Week 2 is devoted to mindfulness of the body. Here we are also challenging the conditioning of judgment –“I’m not feeling the right things, I’m not feeling enough, I’m feeling too much.” Our goal is a balanced awareness of whatever sensations we discover through mindfulness. It is because of that balance that we have room to look more deeply into sensations in our bodies – and use that looking to discover our conditioning towards pleasure (do we allow ourselves to enjoy it or are we only trying to keep it for the future?) towards pain (are we adding fear and anger and projection into a seemingly unchanging future, or are we with our experience more in the moment and with compassion?) and neutrality (do we basically fall asleep or numb out whenever our experience isn’t intense? Are we addicted to stimulation?). There is so much to be learned through mindfulness of the body, and it is a sensitivity and groundedness we can bring into our everyday lives.
Of course, we may already have seen a lot of judgment playing out last week, in working with the breath. My Burmese meditation teacher, Sayadaw U Pandita, had a trick question he used to ask people, “How many breaths can you be with before your mind wanders?” The reason it is a trick question is that they believe it takes a good amount of mindfulness to notice how distracted we are. So a good answer might be,”three breaths.” If you answer, “I can be with the breath for 45 minutes and my mind never wanders, they believe you are so lost in space you don’t even notice what’s happening.
I know from so many years of teaching that some of you might be feeling discouraged right about now. We want to see that number of breaths climb from 3 to 20 to 200 to infinity, or we feel bad about ourselves and our practice. That success is measured in a different way – in how we are learning to let go of distraction more gently, we’re learning to begin again with more kindness towards ourselves – is awfully hard to believe. But it’s true. And it takes some getting used to.
In meditation practice we challenge a lot of deeply held assumptions about success and failure, about being in control, about the efficacy of judging ourselves, so there are always a lot of ups and downs on a path. I know it’s not easy, but the best thing is to go through the 28 days and then assess, rather than judging ourselves every single second of practice, which is more what we’re used to. For one thing, that means continually separating ourselves from the practice in order to judge it. It’s good to evaluate and decide if we’re getting any benefit and want to continue, but Feb 28 (or even March 1) is a very good day for that. In the meantime, don’t buy into those discouraging thoughts that you can’t do it – you are doing it, and the momentum will reveal itself by the end.
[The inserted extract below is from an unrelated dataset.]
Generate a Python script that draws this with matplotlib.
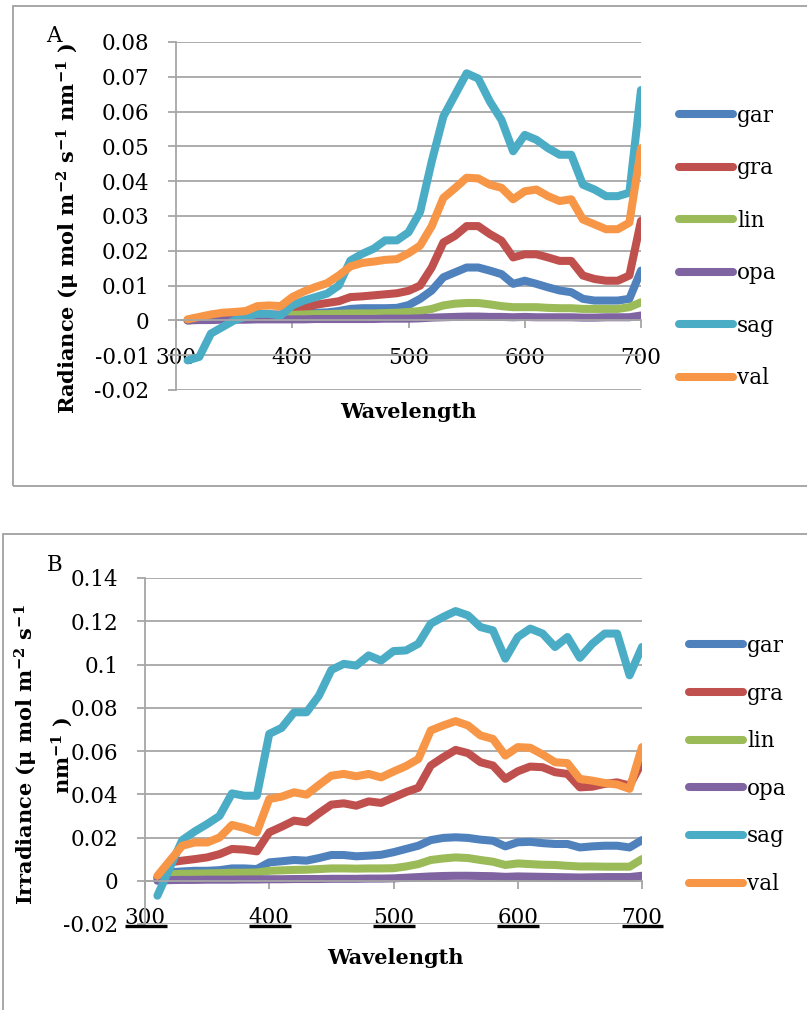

One of the powerful things about mindfulness of the body is how we can drop down out of conceptual understanding (“oh, there’s my knee, my elbow”) into the world of direct sensations. The concept is important, of course, navigating the world. But there is also a kind of static perception there – I called it my elbow yesterday, today, and will tomorrow. In looking right at sensations, I experience pulsing, throbbing, pressure. etc. I’ve come right into the world of constant change. In this week’s mindfulness exercises, you will find yourself using quite ordinary movement and sensations for this kind of in depth experience. Nothing special or exotic or needed.